Back in 2008, Threlkeld mentioned to a friend that Ford was considering making the race, the friend said. Gov. David Paterson’s choice of Gillibrand, a little known upstate congressman, to fill Clinton’s seat after she resigned to become secretary of state, fueled the interest.
Ford started hearing about it at cocktail parties: Influential figures like fundraisers Steve Rattner and Maureen White, who had long had a rocky relationship with Gillibrand, were urging him to run. He seemed, said one member of that scene who talked to him about the Senate, like he was “bored” with his banking job, and ready for a new challenge.
Ford fills the sort of hazy role at Merrill traditionally occupied by political stars at New York investment firms. They’re rainmakers and image-buffers, there to impress clients, make connections, and put a politic foot forward in public settings.

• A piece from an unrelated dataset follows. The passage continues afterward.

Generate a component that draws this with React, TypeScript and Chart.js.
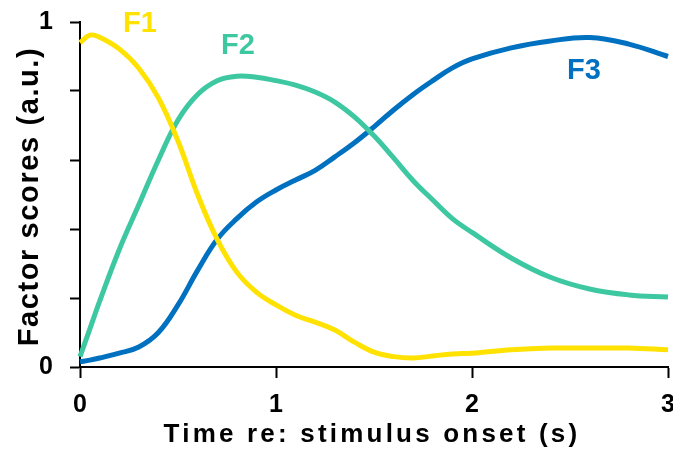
import React, { useEffect, useRef } from "react";
import { Chart, registerables } from "chart.js";

Chart.register(...registerables);

const timeS = [0, 0.05, 0.1, 0.2, 0.3, 0.4, 0.5, 0.6, 0.7, 0.8, 0.9, 1.0, 1.1, 1.2, 1.3, 1.4, 1.5, 1.6, 1.7, 1.8, 1.9, 2.0, 2.2, 2.4, 2.6, 2.8, 3.0];
const f1 = [0.94, 0.962, 0.956, 0.922, 0.866, 0.78, 0.655, 0.5, 0.37, 0.275, 0.217, 0.18, 0.15, 0.13, 0.107, 0.072, 0.043, 0.03, 0.026, 0.032, 0.038, 0.04, 0.05, 0.055, 0.055, 0.055, 0.05];
const f2 = [0.03, 0.11, 0.19, 0.34, 0.47, 0.6, 0.716, 0.79, 0.83, 0.843, 0.84, 0.83, 0.817, 0.797, 0.768, 0.725, 0.67, 0.606, 0.54, 0.484, 0.43, 0.39, 0.316, 0.26, 0.226, 0.209, 0.203];
const f3 = [0.015, 0.02, 0.026, 0.04, 0.058, 0.1, 0.18, 0.28, 0.37, 0.43, 0.478, 0.513, 0.542, 0.57, 0.609, 0.65, 0.696, 0.745, 0.79, 0.83, 0.867, 0.893, 0.925, 0.945, 0.955, 0.936, 0.9];

const seriesNames = ["F1", "F2", "F3"];
const seriesColors = ["#FFE200", "#3EC8A2", "#0070C0"];
const seriesValues = [f1, f2, f3];
// label anchor positions in data units
const labelX = [0.306, 0.806, 2.571];
const labelY = [0.994, 0.93, 0.857];

const xTickLabels = ["0", "1", "2", "3"];
const yTickLabels: Record<string, string> = { "0": "0", "1": "1" };
const xTitle = "Time re: stimulus onset (s)";
const yTitle = "Factor scores (a.u.)";

const FONT = "'Liberation Sans', Arial, sans-serif";

export default function App() {
  const ref = useRef<HTMLCanvasElement | null>(null);
  useEffect(() => {
    if (!ref.current) return;
    const labelPlugin = {
      id: "seriesLabels",
      afterDraw(chart: any) {
        const { ctx, scales, chartArea } = chart;
        ctx.save();
        ctx.font = `bold 29px ${FONT}`;
        ctx.textAlign = "center";
        ctx.textBaseline = "middle";
        seriesNames.forEach((n, i) => {
          ctx.fillStyle = seriesColors[i];
          ctx.fillText(n, scales.x.getPixelForValue(labelX[i]), scales.y.getPixelForValue(labelY[i]));
        });
        // axis titles
        ctx.fillStyle = "#000";
        ctx.textBaseline = "alphabetic";
        ctx.font = `bold 26px ${FONT}`;
        (ctx as any).letterSpacing = "3.2px";
        ctx.fillText(xTitle, (chartArea.left + chartArea.right) / 2 - 2, 442);
        ctx.save();
        ctx.translate(38, (chartArea.top + chartArea.bottom) / 2 + 2);
        ctx.rotate(-Math.PI / 2);
        ctx.font = `bold 29px ${FONT}`;
        (ctx as any).letterSpacing = "1.6px";
        ctx.fillText(yTitle, 0, 0);
        ctx.restore();
        (ctx as any).letterSpacing = "0px";
        ctx.restore();
      },
    };
    const chart = new Chart(ref.current, {
      type: "line",
      data: {
        datasets: seriesNames.map((n, i) => ({
          label: n,
          data: timeS.map((t, j) => ({ x: t, y: seriesValues[i][j] })),
          borderColor: seriesColors[i],
          backgroundColor: seriesColors[i],
          borderWidth: 5,
          pointRadius: 0,
          tension: 0.4,
          fill: false,
          clip: false as any,
        })),
      },
      options: {
        animation: false,
        responsive: true,
        maintainAspectRatio: false,
        layout: { padding: { left: 0, right: 5, top: 22, bottom: 0 } },
        plugins: { legend: { display: false }, tooltip: { enabled: false } },
        scales: {
          x: {
            type: "linear",
            min: 0,
            max: 3,
            afterFit: (s: any) => { s.height = 85; s.paddingLeft = 0; s.paddingRight = 0; },
            ticks: {
              stepSize: 1,
              padding: 12,
              color: "#000",
              font: { family: FONT, size: 25, weight: "bold" },
              callback: (v: any) => {
                const i = Math.round(Number(v));
                return Math.abs(Number(v) - i) < 1e-9 ? xTickLabels[i] : "";
              },
            },
            grid: { drawOnChartArea: false, drawTicks: true, tickLength: 11, tickColor: "#000", tickWidth: 2 },
            border: { display: true, color: "#000", width: 2 },
            title: { display: false },
          },
          y: {
            type: "linear",
            min: 0,
            max: 1,
            afterFit: (s: any) => { s.width = 80; s.paddingTop = 0; s.paddingBottom = 0; },
            ticks: {
              stepSize: 0.2,
              padding: 17,
              color: "#000",
              font: { family: FONT, size: 25, weight: "bold" },
              callback: (v: any) => {
                const n = Number(v);
                if (Math.abs(n) < 1e-9) return yTickLabels["0"];
                if (Math.abs(n - 1) < 1e-9) return yTickLabels["1"];
                return "";
              },
            },
            grid: { drawOnChartArea: false, drawTicks: true, tickLength: 10, tickColor: "#000", tickWidth: 2 },
            border: { display: true, color: "#000", width: 2 },
            title: { display: false },
          },
        },
      },
      plugins: [labelPlugin],
    });
    return () => chart.destroy();
  }, []);
  return (
    <div style={{ position: "fixed", left: 0, top: 0, width: 673, height: 452, background: "#fff" }}>
      <canvas ref={ref} />
    </div>
  );
}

But Ford arrived at the tail of the boom, and stayed at Merrill through its absorption by Bank of America and through a controversial round of bonuses at the end of 2008. His spokesman, Davidson Goldin, refused to say whether he’d received one, but New York Attorney General Andrew Cuomo has requested information on the bonuses from the bank, which received federal support to weather the crisis.
“He’s not bored,” said Glenn, the friend. To the contrary, “he had to get comfortable with the new team, got comfortable with the new team, and decided to stay.”
Now Ford is considering leaving the bank to step back into politics, and feeling his way onto the unfamiliar terrain of the common man. His spokesman, Goldin, said in response to a question about one litmus test – whether he takes the subway – that he rides it “regularly,” but Ford told the Times he only hops on when it’s cold and he can’t find a cab.
There are, after all, other forms of transportation available.
“The only place I have not spent considerable time is Staten Island,” he told the Times reporter, who asked if he’d ever, in fact, visited the borough.
“I landed there in the helicopter, so I can say yes,” said Ford.